* Given exercise *
Exactly the lines from the one containing "What matplotlib code" through the one containing "dim_x = -1.39" must be returned; include both ends and nothing else.

* Code that draws figures *
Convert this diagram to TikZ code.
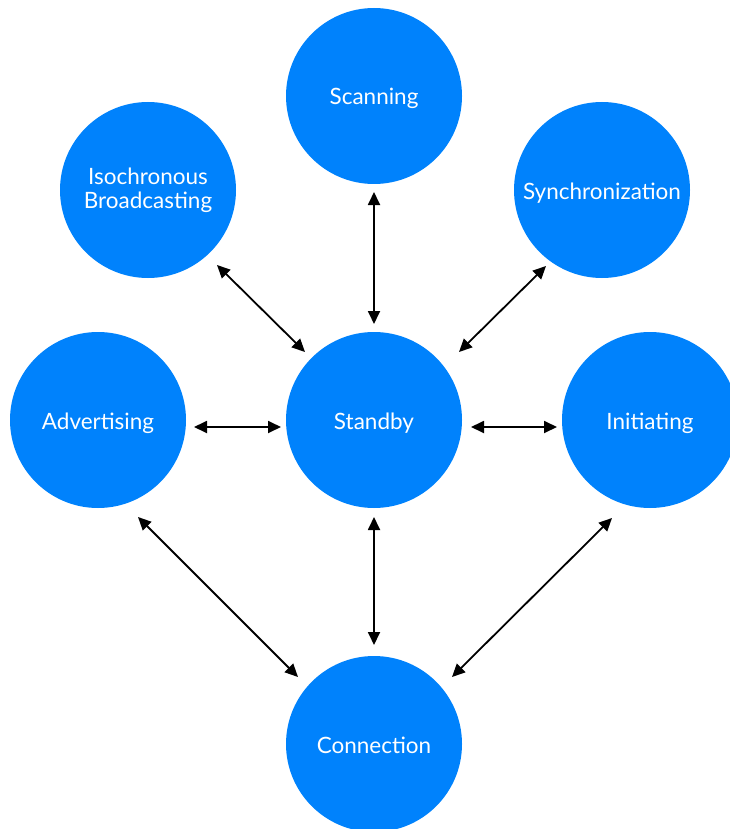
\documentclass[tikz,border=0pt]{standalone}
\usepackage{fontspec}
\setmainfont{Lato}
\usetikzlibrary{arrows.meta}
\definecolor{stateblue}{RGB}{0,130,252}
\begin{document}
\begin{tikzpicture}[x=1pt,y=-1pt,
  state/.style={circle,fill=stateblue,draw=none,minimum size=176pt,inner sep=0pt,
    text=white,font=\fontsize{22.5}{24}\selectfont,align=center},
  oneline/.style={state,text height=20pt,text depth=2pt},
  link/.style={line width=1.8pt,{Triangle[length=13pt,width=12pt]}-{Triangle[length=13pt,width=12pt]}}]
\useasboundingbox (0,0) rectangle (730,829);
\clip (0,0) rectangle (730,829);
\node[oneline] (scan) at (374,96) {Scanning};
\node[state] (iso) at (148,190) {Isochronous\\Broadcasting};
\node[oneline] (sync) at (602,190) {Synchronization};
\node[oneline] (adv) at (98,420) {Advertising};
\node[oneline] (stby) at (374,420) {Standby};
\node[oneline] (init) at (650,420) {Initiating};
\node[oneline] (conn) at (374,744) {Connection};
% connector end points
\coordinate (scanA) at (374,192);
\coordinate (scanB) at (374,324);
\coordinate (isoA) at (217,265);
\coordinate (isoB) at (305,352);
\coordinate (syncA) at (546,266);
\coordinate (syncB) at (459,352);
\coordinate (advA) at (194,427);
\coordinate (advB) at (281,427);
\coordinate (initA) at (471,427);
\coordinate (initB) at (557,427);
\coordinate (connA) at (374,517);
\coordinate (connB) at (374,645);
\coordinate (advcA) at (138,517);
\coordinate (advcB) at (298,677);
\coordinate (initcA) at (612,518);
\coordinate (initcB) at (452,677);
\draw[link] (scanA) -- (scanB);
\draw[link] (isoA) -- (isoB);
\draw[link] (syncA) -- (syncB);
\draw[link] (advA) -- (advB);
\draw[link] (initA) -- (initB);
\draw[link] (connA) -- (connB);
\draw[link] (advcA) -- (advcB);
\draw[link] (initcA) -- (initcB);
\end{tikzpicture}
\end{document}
==
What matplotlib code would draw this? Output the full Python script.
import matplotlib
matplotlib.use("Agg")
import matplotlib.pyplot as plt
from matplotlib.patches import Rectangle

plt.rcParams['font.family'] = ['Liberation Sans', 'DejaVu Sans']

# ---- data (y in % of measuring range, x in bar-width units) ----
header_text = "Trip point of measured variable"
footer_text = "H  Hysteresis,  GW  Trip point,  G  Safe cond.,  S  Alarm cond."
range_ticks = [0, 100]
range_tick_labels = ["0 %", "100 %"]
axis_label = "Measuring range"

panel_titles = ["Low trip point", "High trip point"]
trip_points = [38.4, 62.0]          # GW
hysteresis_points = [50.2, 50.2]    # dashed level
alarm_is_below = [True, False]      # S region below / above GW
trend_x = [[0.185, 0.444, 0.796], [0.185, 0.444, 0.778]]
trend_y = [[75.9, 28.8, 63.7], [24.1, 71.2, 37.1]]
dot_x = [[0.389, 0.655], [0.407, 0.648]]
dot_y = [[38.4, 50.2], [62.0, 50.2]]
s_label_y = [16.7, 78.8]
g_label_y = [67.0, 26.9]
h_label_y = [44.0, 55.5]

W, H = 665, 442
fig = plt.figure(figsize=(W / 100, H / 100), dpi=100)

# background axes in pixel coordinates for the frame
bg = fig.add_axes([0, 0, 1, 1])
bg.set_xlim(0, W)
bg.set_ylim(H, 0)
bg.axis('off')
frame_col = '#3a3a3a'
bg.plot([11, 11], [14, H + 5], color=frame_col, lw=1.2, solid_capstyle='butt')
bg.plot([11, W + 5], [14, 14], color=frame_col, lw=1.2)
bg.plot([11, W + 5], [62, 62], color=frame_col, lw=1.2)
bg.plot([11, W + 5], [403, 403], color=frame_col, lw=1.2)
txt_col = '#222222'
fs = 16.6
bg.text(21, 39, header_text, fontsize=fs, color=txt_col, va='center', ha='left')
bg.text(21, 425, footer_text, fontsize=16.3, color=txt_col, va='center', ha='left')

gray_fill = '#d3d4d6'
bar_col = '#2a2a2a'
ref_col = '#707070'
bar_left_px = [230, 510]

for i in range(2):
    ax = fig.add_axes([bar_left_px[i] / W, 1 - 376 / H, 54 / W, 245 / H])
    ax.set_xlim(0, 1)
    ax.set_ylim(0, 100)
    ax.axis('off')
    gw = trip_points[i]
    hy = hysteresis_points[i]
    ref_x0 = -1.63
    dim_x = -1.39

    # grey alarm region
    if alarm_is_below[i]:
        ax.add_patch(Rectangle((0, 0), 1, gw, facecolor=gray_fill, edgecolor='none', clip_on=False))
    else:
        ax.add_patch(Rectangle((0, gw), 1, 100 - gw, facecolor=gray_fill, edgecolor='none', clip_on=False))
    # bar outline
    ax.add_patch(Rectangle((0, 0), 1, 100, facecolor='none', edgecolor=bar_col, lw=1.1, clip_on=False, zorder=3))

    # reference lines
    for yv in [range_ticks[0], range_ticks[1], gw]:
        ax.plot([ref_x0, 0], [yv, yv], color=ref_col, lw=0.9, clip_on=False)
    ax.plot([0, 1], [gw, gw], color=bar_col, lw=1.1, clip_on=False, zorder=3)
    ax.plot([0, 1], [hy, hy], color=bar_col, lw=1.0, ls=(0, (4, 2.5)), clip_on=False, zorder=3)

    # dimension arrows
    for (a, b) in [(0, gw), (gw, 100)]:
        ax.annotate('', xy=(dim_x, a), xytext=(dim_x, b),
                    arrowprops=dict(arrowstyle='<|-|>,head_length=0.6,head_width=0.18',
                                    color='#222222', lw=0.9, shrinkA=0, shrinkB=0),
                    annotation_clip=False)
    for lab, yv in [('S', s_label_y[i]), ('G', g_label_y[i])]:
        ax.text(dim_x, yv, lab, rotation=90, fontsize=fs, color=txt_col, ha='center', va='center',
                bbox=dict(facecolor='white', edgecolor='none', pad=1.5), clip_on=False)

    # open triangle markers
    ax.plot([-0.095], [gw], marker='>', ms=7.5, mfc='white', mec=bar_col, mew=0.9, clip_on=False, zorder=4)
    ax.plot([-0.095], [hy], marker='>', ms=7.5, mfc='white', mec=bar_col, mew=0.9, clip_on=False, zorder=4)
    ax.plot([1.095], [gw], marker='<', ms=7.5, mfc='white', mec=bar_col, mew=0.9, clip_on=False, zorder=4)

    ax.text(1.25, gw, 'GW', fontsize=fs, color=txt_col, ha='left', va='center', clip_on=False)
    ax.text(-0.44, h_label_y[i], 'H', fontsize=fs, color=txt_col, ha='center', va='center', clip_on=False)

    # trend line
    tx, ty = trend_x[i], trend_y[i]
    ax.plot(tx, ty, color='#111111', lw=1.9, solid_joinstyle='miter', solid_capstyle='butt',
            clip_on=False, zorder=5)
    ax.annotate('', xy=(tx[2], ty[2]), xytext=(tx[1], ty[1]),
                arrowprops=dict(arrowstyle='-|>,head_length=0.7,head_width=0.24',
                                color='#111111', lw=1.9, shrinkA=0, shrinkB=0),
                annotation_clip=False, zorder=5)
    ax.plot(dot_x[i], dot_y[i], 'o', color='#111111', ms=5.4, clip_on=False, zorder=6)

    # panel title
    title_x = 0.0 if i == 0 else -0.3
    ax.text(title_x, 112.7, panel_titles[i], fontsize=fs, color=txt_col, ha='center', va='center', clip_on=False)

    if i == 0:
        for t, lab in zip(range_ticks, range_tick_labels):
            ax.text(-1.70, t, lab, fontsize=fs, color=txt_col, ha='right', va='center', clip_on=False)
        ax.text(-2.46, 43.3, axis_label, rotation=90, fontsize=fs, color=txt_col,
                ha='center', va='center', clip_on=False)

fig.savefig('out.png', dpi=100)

* Answer *
What matplotlib code would draw this? Output the full Python script.
import matplotlib
matplotlib.use("Agg")
import matplotlib.pyplot as plt
from matplotlib.patches import Rectangle

plt.rcParams['font.family'] = ['Liberation Sans', 'DejaVu Sans']

# ---- data (y in % of measuring range, x in bar-width units) ----
header_text = "Trip point of measured variable"
footer_text = "H  Hysteresis,  GW  Trip point,  G  Safe cond.,  S  Alarm cond."
range_ticks = [0, 100]
range_tick_labels = ["0 %", "100 %"]
axis_label = "Measuring range"

panel_titles = ["Low trip point", "High trip point"]
trip_points = [38.4, 62.0]          # GW
hysteresis_points = [50.2, 50.2]    # dashed level
alarm_is_below = [True, False]      # S region below / above GW
trend_x = [[0.185, 0.444, 0.796], [0.185, 0.444, 0.778]]
trend_y = [[75.9, 28.8, 63.7], [24.1, 71.2, 37.1]]
dot_x = [[0.389, 0.655], [0.407, 0.648]]
dot_y = [[38.4, 50.2], [62.0, 50.2]]
s_label_y = [16.7, 78.8]
g_label_y = [67.0, 26.9]
h_label_y = [44.0, 55.5]

W, H = 665, 442
fig = plt.figure(figsize=(W / 100, H / 100), dpi=100)

# background axes in pixel coordinates for the frame
bg = fig.add_axes([0, 0, 1, 1])
bg.set_xlim(0, W)
bg.set_ylim(H, 0)
bg.axis('off')
frame_col = '#3a3a3a'
bg.plot([11, 11], [14, H + 5], color=frame_col, lw=1.2, solid_capstyle='butt')
bg.plot([11, W + 5], [14, 14], color=frame_col, lw=1.2)
bg.plot([11, W + 5], [62, 62], color=frame_col, lw=1.2)
bg.plot([11, W + 5], [403, 403], color=frame_col, lw=1.2)
txt_col = '#222222'
fs = 16.6
bg.text(21, 39, header_text, fontsize=fs, color=txt_col, va='center', ha='left')
bg.text(21, 425, footer_text, fontsize=16.3, color=txt_col, va='center', ha='left')

gray_fill = '#d3d4d6'
bar_col = '#2a2a2a'
ref_col = '#707070'
bar_left_px = [230, 510]

for i in range(2):
    ax = fig.add_axes([bar_left_px[i] / W, 1 - 376 / H, 54 / W, 245 / H])
    ax.set_xlim(0, 1)
    ax.set_ylim(0, 100)
    ax.axis('off')
    gw = trip_points[i]
    hy = hysteresis_points[i]
    ref_x0 = -1.63
    dim_x = -1.39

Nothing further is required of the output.